Pasaron apenas minutos para que el sistema societario se diera cuenta de que esa máquina era en realidad un arma biológica, y del daño que ya había comenzado a causar en su interior: tanto juristas como legos argentinos comenzaron a pensar, “¿por qué puedo hacer esto o aquello en la SAS y en la SA no?, ¿cómo es posible dos regímenes tan contradictorios, si –al fin y al cabo- regulan una misma realidad?”. Guillermo Ragazzi fue el primero que advirtió los efectos de esta bomba biológica y los bautizó célebremente como “Efecto SAS”. En mi opinión, este término no es otra cosa que la profunda incoherencia que la SAS ha causado dentro del sistema corporativo, un cortocircuito lógico capaz de destruir las máquinas y volver al derecho societario a un saludable estado biológico y humano pre-industrial, coherente al derecho privado. El efecto SAS es un Accidente Cerebro Vascular en el cerebro de las máquinas jurídicas, uno que ha generado una falla irreparable en la Matrix.

Sin embargo, como nos enseñó todo el cine futurista hollywoodense, los años venideros a las guerras contra las máquinas suelen presentar un escenario caótico y hostil, de topografía muy similar al que vivieron los comerciantes del feudo medieval. En el mundo post-industrial y pos-maquinista que nos espera, los pies polvorientos modernos (los emprendedores) necesitarán abandonar los derruidos muros de las grandes fábricas y emprender viajes riesgosos a zonas inhóspitas del nuevo mundo digital. Al igual que entonces, querrán viajar acompañados de “patas polvorientas” ágiles y flexibles, sociedades generales que han evolucionado e inclusive caminan bípedas, curiosamente imitando el desarrollo maquinista de la unipersonalidad.

Ahora bien, creo que la caída de las máquinas jurídicas será un proceso difícil y doloroso para todos los humanos que estamos recién despertando de la Matrix.

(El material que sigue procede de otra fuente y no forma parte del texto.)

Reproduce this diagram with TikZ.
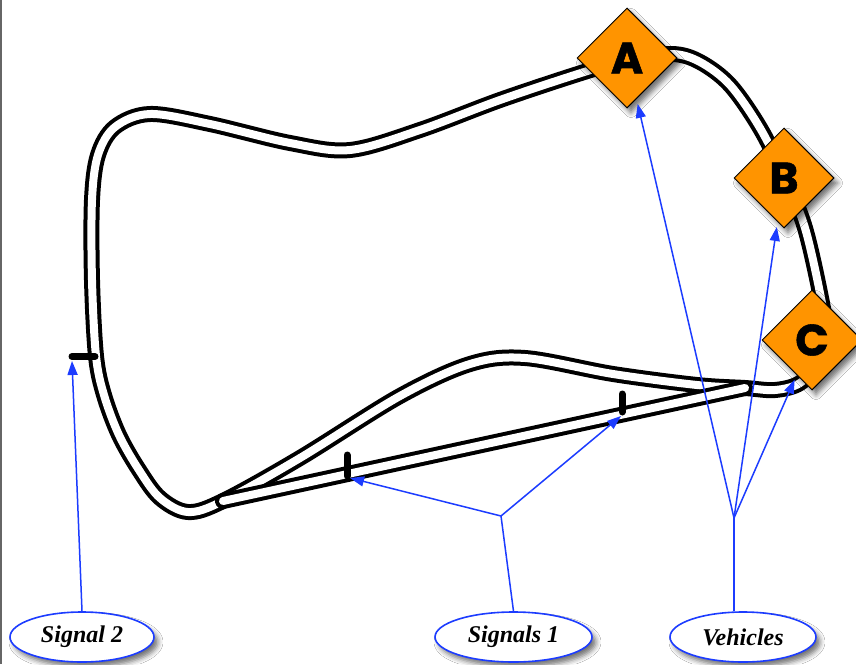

El mundo real puede no parecerse en nada a aquel programa dogmático en el que nos mantuvieron cautivos: la evolución caótica y desprolija de las sociedades que se acoplan a las necesidades humanas quizás nos muestre sociedades sin objeto ni capital, sociedades constituidas con parte del capital no suscripto, aportes de trabajo a sociedades con responsabilidad limitada, sociedades con órganos con competencias diferentes, sin órganos o regidas por sistemas de toma de decisiones minoritarias; quien sabe, tal vez veamos sociedades voladoras que deambulen por el nuevo mundo sin socios.